To do.
Nothing outside the range is to be copied. From the entries below, reproduce exactly the lines starting at the one with "Write a web" and ending at the one with "const xTitleSubs = ['CdL', 'CdS'];", without pictures.

Available records.
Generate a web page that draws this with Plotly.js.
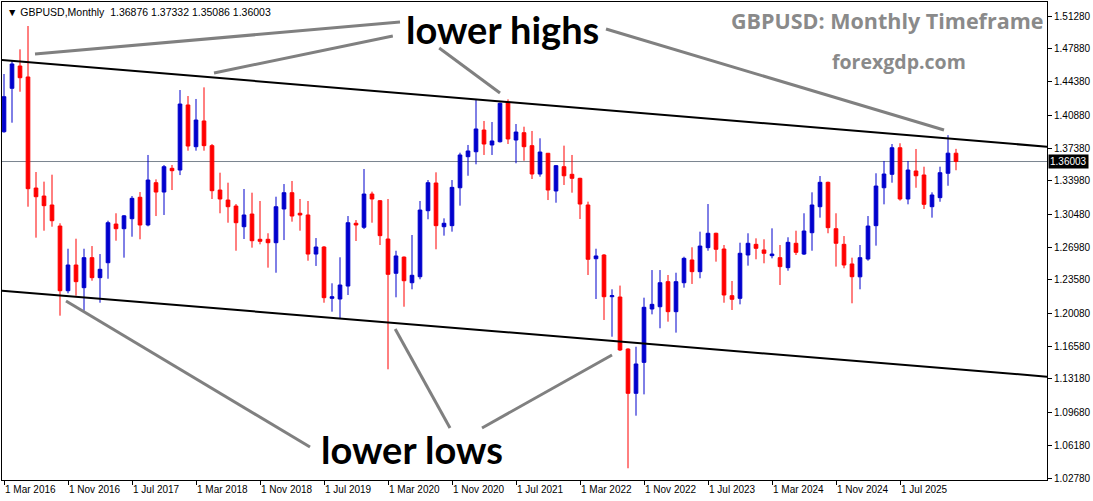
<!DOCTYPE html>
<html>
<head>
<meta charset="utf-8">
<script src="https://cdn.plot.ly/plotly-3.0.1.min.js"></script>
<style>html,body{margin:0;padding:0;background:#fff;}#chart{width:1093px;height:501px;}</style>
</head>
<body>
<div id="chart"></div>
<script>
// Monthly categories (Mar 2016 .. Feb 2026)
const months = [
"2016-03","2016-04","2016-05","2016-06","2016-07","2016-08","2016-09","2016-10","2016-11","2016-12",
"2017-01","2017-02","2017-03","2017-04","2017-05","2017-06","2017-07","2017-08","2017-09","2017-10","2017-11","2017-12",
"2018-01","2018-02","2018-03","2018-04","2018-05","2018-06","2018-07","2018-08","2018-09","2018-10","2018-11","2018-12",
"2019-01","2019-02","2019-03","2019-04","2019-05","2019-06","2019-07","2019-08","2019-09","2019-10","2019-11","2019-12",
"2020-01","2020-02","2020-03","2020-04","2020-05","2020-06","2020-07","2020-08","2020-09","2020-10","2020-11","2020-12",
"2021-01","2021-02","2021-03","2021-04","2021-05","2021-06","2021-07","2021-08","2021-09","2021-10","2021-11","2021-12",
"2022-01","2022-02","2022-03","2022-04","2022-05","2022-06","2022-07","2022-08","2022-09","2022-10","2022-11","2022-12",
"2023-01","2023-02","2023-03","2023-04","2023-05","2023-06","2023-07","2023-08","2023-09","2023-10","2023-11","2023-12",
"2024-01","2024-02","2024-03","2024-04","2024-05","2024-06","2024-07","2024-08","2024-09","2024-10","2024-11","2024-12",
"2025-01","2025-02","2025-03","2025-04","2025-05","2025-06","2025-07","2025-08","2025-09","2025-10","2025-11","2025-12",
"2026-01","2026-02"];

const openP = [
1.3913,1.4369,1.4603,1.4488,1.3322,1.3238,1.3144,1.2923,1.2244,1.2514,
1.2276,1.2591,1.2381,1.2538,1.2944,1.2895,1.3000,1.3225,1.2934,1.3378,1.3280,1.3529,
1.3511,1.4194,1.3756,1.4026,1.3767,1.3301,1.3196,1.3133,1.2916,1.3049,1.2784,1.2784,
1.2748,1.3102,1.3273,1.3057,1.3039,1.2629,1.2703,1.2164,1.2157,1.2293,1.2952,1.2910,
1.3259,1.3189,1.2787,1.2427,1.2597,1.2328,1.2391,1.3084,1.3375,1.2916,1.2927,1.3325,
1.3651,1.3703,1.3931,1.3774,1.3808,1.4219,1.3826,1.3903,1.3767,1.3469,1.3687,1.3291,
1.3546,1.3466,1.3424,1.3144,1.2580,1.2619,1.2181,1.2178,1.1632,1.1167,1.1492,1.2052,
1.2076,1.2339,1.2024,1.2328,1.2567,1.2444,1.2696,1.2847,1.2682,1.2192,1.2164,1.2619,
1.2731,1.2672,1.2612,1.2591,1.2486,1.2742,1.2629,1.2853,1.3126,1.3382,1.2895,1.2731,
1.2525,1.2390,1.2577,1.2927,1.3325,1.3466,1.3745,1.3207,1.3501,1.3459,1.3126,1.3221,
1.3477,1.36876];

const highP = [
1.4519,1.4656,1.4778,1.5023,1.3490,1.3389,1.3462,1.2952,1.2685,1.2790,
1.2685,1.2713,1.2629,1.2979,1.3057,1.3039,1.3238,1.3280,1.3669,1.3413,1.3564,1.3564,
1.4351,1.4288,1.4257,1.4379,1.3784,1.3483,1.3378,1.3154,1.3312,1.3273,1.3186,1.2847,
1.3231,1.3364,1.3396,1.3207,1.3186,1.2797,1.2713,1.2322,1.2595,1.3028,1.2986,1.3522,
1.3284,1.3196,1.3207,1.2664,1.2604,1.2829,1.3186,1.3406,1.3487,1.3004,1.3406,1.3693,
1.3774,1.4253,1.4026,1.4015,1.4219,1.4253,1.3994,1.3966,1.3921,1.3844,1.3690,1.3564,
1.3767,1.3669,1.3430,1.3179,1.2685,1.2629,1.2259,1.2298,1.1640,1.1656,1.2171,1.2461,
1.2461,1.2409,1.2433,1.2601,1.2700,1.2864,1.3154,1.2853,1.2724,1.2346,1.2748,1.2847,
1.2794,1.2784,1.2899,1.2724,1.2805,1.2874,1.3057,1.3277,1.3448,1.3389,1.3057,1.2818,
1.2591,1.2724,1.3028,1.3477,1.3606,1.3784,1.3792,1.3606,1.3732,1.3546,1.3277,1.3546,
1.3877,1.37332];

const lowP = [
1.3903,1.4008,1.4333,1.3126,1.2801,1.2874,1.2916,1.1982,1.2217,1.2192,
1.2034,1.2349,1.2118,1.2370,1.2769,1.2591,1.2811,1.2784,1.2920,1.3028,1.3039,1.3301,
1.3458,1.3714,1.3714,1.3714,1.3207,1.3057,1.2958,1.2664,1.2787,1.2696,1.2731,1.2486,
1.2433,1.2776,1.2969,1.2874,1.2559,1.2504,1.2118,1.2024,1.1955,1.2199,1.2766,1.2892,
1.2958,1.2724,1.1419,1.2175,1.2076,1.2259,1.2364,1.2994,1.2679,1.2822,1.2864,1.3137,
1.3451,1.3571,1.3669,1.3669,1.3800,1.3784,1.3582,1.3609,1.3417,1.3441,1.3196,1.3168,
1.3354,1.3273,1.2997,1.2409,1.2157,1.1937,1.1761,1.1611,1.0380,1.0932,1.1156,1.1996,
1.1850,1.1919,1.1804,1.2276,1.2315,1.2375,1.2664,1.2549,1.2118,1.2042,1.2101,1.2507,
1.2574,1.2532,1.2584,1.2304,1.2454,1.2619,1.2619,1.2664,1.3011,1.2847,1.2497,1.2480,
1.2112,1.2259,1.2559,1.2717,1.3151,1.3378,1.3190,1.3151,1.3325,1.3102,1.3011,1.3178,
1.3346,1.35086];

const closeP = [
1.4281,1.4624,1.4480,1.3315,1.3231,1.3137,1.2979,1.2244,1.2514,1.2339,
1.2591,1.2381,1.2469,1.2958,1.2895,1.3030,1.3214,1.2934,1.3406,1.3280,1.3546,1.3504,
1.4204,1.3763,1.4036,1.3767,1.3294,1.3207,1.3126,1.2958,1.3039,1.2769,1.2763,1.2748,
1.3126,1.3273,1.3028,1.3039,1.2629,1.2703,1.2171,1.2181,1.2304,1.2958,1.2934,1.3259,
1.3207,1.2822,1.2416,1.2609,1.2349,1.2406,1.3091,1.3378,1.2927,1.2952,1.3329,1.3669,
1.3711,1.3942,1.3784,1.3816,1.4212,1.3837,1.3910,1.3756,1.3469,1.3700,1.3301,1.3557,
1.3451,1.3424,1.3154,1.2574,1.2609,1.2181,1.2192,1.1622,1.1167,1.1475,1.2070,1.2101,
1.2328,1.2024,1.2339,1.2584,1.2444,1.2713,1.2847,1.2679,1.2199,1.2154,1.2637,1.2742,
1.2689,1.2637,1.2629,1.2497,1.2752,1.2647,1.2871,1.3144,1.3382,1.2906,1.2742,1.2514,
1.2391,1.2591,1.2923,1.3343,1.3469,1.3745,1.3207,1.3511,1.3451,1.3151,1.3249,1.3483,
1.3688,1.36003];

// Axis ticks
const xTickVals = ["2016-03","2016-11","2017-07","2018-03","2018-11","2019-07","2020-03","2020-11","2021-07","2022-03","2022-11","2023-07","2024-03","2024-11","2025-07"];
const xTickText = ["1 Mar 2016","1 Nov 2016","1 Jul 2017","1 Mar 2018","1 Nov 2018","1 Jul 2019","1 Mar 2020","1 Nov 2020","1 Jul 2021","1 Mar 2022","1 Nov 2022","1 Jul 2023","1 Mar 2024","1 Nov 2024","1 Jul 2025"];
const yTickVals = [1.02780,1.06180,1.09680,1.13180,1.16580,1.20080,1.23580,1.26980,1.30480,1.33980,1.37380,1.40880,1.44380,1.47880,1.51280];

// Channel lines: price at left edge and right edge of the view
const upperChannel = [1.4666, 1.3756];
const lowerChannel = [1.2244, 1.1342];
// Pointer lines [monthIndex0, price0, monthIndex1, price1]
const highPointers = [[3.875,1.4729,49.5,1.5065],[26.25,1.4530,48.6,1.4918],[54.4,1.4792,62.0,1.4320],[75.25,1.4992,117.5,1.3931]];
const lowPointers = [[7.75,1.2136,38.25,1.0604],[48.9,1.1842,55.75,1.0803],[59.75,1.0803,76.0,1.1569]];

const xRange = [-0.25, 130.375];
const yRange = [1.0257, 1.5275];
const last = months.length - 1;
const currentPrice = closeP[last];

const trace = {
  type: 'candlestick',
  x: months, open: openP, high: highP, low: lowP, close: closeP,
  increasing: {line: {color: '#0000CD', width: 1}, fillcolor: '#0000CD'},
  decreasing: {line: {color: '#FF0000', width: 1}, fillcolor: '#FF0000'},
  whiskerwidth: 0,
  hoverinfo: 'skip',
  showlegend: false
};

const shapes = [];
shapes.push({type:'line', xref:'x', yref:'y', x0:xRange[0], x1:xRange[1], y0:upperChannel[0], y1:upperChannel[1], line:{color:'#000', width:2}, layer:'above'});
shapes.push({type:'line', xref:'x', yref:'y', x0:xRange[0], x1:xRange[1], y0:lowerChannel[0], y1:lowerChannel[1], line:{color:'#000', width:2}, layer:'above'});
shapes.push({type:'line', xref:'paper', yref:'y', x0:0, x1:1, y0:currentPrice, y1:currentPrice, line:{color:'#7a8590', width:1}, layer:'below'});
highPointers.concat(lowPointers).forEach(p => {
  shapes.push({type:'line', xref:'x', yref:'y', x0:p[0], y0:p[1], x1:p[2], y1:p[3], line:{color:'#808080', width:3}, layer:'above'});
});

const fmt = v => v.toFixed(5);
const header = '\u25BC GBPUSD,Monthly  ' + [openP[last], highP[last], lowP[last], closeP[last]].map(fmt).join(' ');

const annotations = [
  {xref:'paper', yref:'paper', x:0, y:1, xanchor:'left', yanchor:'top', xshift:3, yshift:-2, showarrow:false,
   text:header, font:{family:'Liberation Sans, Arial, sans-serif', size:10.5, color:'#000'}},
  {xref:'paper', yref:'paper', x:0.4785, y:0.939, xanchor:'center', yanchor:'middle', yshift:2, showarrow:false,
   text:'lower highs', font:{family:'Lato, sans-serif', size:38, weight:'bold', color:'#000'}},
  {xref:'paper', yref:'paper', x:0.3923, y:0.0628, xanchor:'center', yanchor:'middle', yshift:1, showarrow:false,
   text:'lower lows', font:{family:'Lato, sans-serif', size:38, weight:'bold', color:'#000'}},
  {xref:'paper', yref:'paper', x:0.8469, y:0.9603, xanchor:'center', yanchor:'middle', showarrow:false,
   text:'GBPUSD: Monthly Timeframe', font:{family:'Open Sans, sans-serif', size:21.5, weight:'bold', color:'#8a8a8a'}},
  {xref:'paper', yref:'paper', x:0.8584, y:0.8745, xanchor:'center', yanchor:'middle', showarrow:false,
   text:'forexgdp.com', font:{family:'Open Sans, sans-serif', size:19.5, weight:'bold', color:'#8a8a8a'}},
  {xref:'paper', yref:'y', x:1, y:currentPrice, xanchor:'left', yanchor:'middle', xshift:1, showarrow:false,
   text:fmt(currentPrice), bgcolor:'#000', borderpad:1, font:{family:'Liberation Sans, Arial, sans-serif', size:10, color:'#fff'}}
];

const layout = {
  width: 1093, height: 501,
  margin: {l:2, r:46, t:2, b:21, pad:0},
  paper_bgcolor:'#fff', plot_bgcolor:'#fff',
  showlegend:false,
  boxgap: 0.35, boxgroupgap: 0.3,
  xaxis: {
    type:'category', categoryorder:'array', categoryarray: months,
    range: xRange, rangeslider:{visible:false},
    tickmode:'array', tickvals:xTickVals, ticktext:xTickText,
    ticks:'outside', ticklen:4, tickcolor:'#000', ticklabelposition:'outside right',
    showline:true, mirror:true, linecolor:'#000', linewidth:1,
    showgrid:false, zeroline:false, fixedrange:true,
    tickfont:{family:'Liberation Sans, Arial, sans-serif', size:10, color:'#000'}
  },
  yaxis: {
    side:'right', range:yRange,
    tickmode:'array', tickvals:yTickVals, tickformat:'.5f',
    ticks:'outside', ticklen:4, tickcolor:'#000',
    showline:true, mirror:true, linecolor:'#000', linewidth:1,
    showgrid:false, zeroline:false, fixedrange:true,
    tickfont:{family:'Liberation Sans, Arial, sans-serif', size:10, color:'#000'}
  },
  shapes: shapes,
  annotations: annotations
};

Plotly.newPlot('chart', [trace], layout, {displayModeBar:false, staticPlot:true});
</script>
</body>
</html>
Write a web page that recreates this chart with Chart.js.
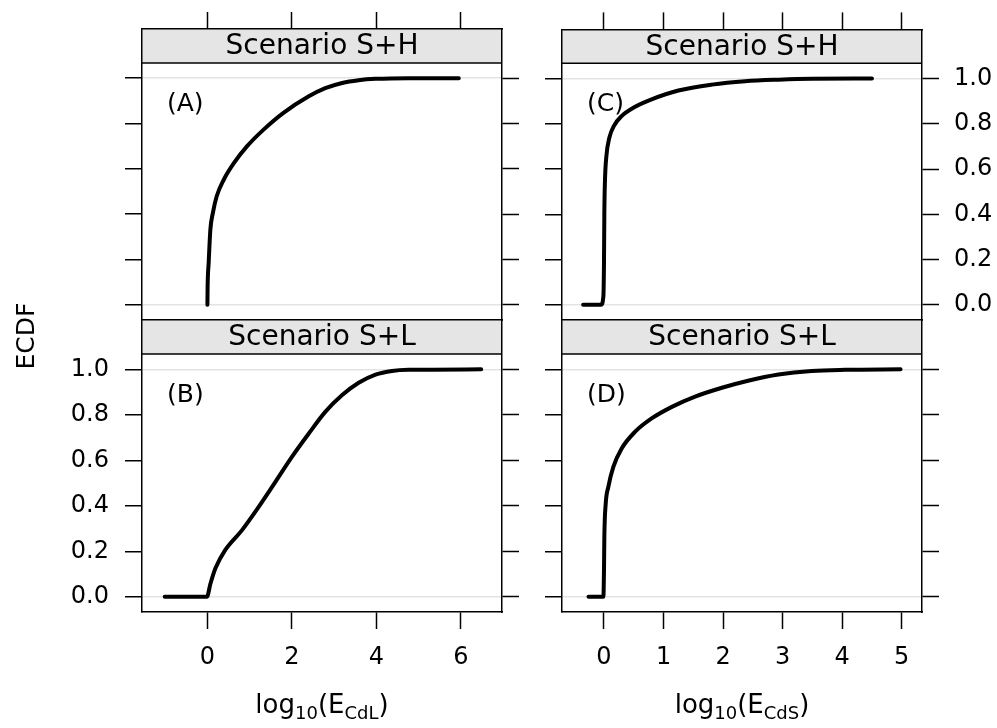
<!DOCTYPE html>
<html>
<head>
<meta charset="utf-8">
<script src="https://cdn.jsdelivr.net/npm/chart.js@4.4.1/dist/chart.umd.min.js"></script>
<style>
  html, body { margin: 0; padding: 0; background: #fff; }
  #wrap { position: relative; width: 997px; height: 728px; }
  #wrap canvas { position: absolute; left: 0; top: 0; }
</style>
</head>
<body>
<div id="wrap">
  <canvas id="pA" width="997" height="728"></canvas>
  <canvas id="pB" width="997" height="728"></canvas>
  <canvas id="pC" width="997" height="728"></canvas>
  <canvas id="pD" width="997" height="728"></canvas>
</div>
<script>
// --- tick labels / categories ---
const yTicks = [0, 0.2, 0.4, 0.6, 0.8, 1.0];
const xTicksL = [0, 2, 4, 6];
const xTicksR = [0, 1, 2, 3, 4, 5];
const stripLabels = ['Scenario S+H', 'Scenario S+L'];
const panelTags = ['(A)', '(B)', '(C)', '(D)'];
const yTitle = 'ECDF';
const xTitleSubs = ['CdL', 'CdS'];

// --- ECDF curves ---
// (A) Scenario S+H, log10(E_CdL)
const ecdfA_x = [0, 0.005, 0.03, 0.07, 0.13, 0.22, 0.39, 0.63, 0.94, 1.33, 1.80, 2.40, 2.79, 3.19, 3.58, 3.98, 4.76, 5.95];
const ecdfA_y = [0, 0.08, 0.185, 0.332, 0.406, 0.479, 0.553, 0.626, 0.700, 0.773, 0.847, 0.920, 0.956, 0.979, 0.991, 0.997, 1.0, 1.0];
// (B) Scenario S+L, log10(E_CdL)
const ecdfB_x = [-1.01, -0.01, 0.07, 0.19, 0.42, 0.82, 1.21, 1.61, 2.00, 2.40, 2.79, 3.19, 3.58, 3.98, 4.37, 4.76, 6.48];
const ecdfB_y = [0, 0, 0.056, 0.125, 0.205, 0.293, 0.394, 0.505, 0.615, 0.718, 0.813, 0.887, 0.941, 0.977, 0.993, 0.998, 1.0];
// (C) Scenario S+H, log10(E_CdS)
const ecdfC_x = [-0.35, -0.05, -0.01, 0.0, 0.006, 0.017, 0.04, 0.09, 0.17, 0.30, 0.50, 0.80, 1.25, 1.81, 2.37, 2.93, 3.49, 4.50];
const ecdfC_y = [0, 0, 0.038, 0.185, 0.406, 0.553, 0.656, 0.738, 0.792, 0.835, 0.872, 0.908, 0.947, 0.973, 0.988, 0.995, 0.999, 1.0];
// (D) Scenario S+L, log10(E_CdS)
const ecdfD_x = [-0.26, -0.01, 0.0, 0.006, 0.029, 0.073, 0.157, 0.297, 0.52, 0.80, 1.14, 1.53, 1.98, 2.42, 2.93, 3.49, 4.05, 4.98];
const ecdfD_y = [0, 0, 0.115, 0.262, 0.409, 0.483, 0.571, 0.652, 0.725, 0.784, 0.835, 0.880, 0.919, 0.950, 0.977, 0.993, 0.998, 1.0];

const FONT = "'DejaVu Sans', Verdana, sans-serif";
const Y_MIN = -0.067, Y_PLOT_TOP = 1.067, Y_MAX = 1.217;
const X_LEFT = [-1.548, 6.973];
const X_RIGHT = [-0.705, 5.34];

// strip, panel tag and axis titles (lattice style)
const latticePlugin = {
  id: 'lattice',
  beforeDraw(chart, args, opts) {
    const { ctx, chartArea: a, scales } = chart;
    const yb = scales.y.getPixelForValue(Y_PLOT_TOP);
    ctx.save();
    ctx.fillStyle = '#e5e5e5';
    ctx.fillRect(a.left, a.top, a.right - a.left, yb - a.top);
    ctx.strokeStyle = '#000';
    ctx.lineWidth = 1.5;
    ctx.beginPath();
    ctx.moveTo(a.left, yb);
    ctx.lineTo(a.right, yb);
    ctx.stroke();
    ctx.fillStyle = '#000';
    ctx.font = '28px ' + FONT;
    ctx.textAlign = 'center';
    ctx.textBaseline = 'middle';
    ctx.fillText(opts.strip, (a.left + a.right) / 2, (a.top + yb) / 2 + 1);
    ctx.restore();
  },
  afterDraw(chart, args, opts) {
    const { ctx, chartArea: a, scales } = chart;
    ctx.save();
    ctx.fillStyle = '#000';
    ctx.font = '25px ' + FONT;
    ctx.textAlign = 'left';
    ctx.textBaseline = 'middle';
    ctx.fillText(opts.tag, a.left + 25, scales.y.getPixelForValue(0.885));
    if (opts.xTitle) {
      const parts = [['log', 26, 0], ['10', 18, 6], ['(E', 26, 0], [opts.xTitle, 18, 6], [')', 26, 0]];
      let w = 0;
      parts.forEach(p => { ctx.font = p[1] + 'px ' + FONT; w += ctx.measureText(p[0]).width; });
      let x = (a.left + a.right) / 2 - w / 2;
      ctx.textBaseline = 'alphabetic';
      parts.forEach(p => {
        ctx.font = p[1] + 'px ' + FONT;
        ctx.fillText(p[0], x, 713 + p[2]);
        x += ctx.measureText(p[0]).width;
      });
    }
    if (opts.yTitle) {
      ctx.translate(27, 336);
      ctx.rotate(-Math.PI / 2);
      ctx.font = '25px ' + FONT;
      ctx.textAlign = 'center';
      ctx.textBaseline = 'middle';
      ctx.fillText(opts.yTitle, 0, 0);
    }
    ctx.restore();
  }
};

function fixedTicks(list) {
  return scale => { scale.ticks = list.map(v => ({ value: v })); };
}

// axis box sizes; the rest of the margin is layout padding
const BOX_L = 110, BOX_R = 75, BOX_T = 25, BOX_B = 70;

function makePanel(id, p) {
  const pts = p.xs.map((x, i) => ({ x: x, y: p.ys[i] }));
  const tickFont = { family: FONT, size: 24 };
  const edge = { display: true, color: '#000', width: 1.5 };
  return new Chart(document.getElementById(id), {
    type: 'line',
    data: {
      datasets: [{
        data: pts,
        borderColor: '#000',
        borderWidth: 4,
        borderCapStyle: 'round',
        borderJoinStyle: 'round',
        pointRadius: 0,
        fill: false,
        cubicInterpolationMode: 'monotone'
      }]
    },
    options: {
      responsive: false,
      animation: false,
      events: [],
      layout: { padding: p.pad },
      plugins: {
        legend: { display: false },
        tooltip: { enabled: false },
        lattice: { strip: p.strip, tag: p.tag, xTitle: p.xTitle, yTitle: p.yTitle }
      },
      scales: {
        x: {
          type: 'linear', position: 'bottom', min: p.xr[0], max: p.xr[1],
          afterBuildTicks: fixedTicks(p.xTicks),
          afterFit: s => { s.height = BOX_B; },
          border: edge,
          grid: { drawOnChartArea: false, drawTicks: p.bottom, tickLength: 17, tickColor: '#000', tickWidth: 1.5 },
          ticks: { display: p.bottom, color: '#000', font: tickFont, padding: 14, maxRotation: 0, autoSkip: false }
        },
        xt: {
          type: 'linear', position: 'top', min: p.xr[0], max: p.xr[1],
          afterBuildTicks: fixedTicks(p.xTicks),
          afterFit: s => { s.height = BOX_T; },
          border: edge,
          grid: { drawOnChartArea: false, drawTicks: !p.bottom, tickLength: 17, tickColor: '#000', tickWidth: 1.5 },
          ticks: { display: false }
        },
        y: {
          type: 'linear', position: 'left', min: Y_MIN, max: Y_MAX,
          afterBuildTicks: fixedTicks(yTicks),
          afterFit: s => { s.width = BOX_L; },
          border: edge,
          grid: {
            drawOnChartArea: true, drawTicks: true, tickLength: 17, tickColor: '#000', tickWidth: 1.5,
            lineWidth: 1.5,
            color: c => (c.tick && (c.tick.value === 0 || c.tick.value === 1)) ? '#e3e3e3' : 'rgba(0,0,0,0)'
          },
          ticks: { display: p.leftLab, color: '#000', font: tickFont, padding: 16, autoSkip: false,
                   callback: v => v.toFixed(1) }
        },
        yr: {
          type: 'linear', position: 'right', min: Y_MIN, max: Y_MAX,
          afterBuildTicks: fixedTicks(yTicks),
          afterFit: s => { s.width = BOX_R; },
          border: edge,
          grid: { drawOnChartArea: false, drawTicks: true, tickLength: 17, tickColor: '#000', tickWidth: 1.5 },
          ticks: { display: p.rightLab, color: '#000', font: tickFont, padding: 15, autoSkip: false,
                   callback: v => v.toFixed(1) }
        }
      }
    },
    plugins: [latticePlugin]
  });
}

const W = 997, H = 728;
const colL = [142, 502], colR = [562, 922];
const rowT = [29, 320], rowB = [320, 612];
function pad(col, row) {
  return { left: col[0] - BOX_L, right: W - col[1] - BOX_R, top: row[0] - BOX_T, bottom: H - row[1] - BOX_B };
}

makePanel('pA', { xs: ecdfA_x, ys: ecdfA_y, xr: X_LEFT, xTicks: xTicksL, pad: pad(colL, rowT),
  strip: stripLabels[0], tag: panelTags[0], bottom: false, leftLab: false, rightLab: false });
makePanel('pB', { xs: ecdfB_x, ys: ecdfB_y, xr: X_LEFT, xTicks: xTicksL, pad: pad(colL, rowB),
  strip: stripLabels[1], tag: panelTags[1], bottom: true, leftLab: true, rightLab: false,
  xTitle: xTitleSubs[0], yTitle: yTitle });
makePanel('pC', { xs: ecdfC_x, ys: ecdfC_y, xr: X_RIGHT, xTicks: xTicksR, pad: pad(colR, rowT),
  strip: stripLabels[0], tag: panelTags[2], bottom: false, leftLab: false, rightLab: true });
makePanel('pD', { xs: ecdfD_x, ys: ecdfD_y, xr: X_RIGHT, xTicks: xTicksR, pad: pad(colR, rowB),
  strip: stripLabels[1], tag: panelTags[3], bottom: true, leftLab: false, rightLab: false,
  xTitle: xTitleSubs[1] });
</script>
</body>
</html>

Response.
Write a web page that recreates this chart with Chart.js.
<!DOCTYPE html>
<html>
<head>
<meta charset="utf-8">
<script src="https://cdn.jsdelivr.net/npm/chart.js@4.4.1/dist/chart.umd.min.js"></script>
<style>
  html, body { margin: 0; padding: 0; background: #fff; }
  #wrap { position: relative; width: 997px; height: 728px; }
  #wrap canvas { position: absolute; left: 0; top: 0; }
</style>
</head>
<body>
<div id="wrap">
  <canvas id="pA" width="997" height="728"></canvas>
  <canvas id="pB" width="997" height="728"></canvas>
  <canvas id="pC" width="997" height="728"></canvas>
  <canvas id="pD" width="997" height="728"></canvas>
</div>
<script>
// --- tick labels / categories ---
const yTicks = [0, 0.2, 0.4, 0.6, 0.8, 1.0];
const xTicksL = [0, 2, 4, 6];
const xTicksR = [0, 1, 2, 3, 4, 5];
const stripLabels = ['Scenario S+H', 'Scenario S+L'];
const panelTags = ['(A)', '(B)', '(C)', '(D)'];
const yTitle = 'ECDF';
const xTitleSubs = ['CdL', 'CdS'];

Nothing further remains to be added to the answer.